We still do not fully understand the long term impact of massive imputation on deep learning models in niche markets. Does the model eventually just learn the biases of the imputation method rather than the behavior of the customers? This is a question your data team should be asking as your datasets grow.

There is also the question of ethical transparency. If you are using imputed data to make decisions about credit scoring or hiring, you must consider if it is fair to judge an individual based on a value that was statistically assigned to them rather than provided by them directly.

Moving Forward with Data Integrity

As a founder, you do not need to write the code for these algorithms, but you do need to understand when they are being used. Ask your team how they handle missing values. Are they deleting data, or are they substituting it?

If they are substituting it, ask which methods they are using. Are they using simple averages, or are they using more sophisticated predictive models?
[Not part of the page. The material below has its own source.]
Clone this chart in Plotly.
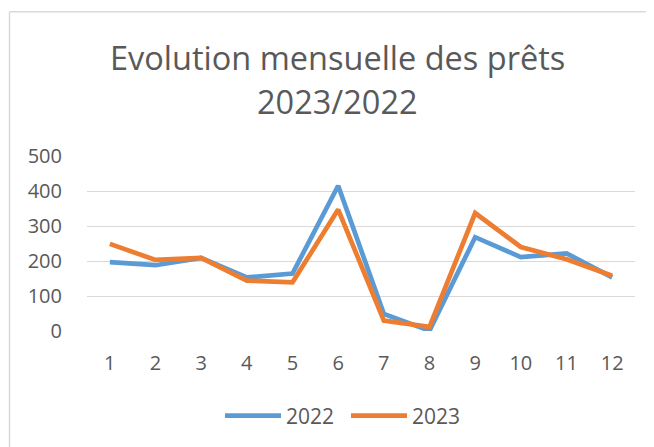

The answer will tell you how much you can trust the granularity of your reports.

Document your imputation strategy so it can be audited later.
Compare results with and without imputation to see how much the substitutions change the outcome.
Always flag imputed data in your internal databases so other team members know what is real and what is estimated.

Building a remarkable business requires a commitment to the truth of your data. Data imputation is a tool to get closer to that truth, but it must be handled with care. It is a bridge between the messy reality of data collection and the structured needs of analytical rigor. Use it to keep building, but remain aware of the gaps you are filling.